One of the first decisions to be made by the board is whether candidates from outside the firm should be considered along with those from inside. Nearly 30% of new CEOs do come from outside or involve employees of the firm with less than three years tenure. On the other hand, some firms have longstanding policies of explicitly not accepting — at almost any level — outsiders. Outsiders, of course, bring fresh ideas and can solve situations where no suitable inside candidate exists. But insiders understand the business, the culture, the people, and bring fewer surprises. That is, they are known quantities (usually … more on that later). My own opinion is that, if there are not two or three strong inside candidates, the existing management probably has not been doing its job. My experience is that bringing outsiders directly into line-management positions is frequently fraught with failure; whereas bringing such individuals into staff roles for a couple of years and then moving such individuals into line management is rich with success.??

An advantage of continual planning is that, at least in the case of inside candidates, job assignments and other developmental actions can be tailored to fill gaps in experience and capabilities. One particularly important gap to fill concerns the candidate’s having hands-on experience in line-management positions in an operating organization (e.g., division). Headquarters experience is, of course, extremely valuable, but usually the less critical of the two if a choice must be made — which it should not have to be.

It is important for the board to know the various candidates through firsthand interactions.? One means to accomplish this is to invite individual future candidates to brief the board from time to time on significant issues within their purview. Another is for the board to visit operating divisions occasionally.

Only one thing is more damaging than a highly public “horse race” to replace the CEO — and that is a highly public “turtle race,” one that goes on and on and on. Perceptive individuals within the firm will form opinions as to whom might be logical survivors and then choose sides. For the board or current CEO to promote such speculation produces divisiveness within management and may cause the losing horses to leave the company in search of greener pastures. This undoubtedly will represent a major loss, since these latter individuals are presumably among the most valuable members of the firm, even though they were not selected. Horse race or no horse race, the board’s transition responsibilities have only begun when the identity of the new CEO is announced. Then there is the task of monitoring how the transition is progressing under the new leadership and of assuring the nonselected candidates of their continuing respect by the board.

Additionally, people can change when they move into a pinnacle position. For the new CEO, there is likely no longer a physically nearby superior to offer day-to-day guidance and advice. Further, power can corrupt and absolute power can corrupt absolutely. I recall one new CEO who had a superb record as he moved up through the management ranks — until he became CEO. At that point, he became dictatorial and had to be replaced within months. People react very differently to newly granted authority. I have even witnessed two CEOs who had to be replaced by their boards at about the same time for absolutely opposite reasons: one because of his “ready-fire-aim” approach to decision-making and the other because of his “ready…aim…aim…aim…” approach.
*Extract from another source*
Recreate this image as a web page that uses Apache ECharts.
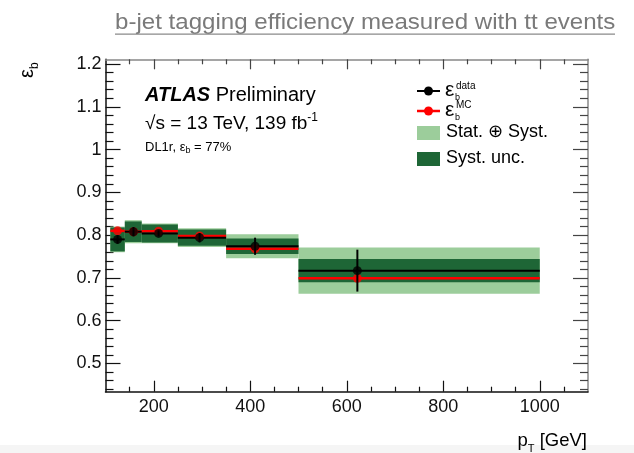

Once the successor is decided upon, the change should be implemented quickly. Announce the succession a couple of months before the change is to take place and then get on with it. From the viewpoint of many employees, there is only one thing worse than a CEO — and that is two CEOs!

The above largely addresses the CEO selection process. While very important, the potentially existential issue is that of actually selecting the CEO. What should a board be looking for in a potential CEO? Well, that depends.

Presumably, a board would prefer to select a candidate who would likely stay around for perhaps a decade so as to have time to carry their ideas to fruition and avoid the turbulence of yet another leadership change. Today’s CEOs have far-broader challenges than those generally faced by the CEOs of just a few years past: they now must be adept at simultaneously handling issues with shareholders, employees, boards, politicians, regulators, the media, unions, international operations, the public, suppliers and more. Also, there may be particular matters expected to come before the firm in the years ahead that will demand special skills on the part of the new CEO. Examples might include unusual financial stress, technological change (AI, quantum science) and foreign expansion.

Then there is the “C” word: culture. If the objective is not to change the organization’s culture, how will the potential candidate fit into the existing culture? (Early in my career, I thought that “culture” was just an excuse for not doing new things in new ways. I’m wiser now. Culture can be a powerful lever for good or, sadly, harm.)

Unfortunately, no candidate is likely to check all the boxes. Interestingly, it is usually the candidate’s weakest important quality, not the strongest important quality, that determines the outcome. Much as in doubles tennis, it is usually the team with the stronger weak player that prevails.

But what of personal leadership qualities? By and large, it is what a leader can derive from his or her team that ultimately determines success or failure — not what any one individual does, even the CEO. Some years ago, I undertook an experiment that I found both fascinating and illuminating, and would recommend to those reading this article.? First, I made a list of people I have known (30, as it turned out in my case) whom I considered to be outstanding leaders. Some of them were famous, such as Omar Bradley, Jimmy Doolittle, Sandra Day O’Connor and Warren Buffett; but others were known only to those around them. All were outstanding leaders in their realm. After completing the list, I wrote after each name the qualities that had prompted me to place their name on the list in the first place. A remarkably consistent pattern of a dozen qualities emerged that seem to represent the ingredients of success as a leader, whether as CEO of a giant corporation or CEO of the local PTA. Then came the real challenge: making a list those attributes in priority order! Of course, in selecting a specific CEO for a specific firm, the priorities may vary somewhat — but for better or worse, the list I produced follows, with all 12 attributes being common among those leaders on my list:?

  • Integrity
  • Judgment
  • Competence
  • Listening
  • Courage
  • Selflessness
  • Vision
  • Passion
  • Decisiveness
  • Motivating
  • Perseverance
  • Risk-taking

Finally, and importantly, in any CEO succession, there emerges the question of what should become of the old CEO. What seems to work best is for the predecessor to remain on the board for a couple of months, perhaps even as chairman, to provide continuity and help the new CEO implement the transition. But beyond that, Gen. Douglas McArthur, in his retirement speech, could have been speaking of CEOs as well as soldiers when he quoted the old Army aphorism. To paraphrase: “Old soldiers never die; they, like old CEOs, should just fade away.”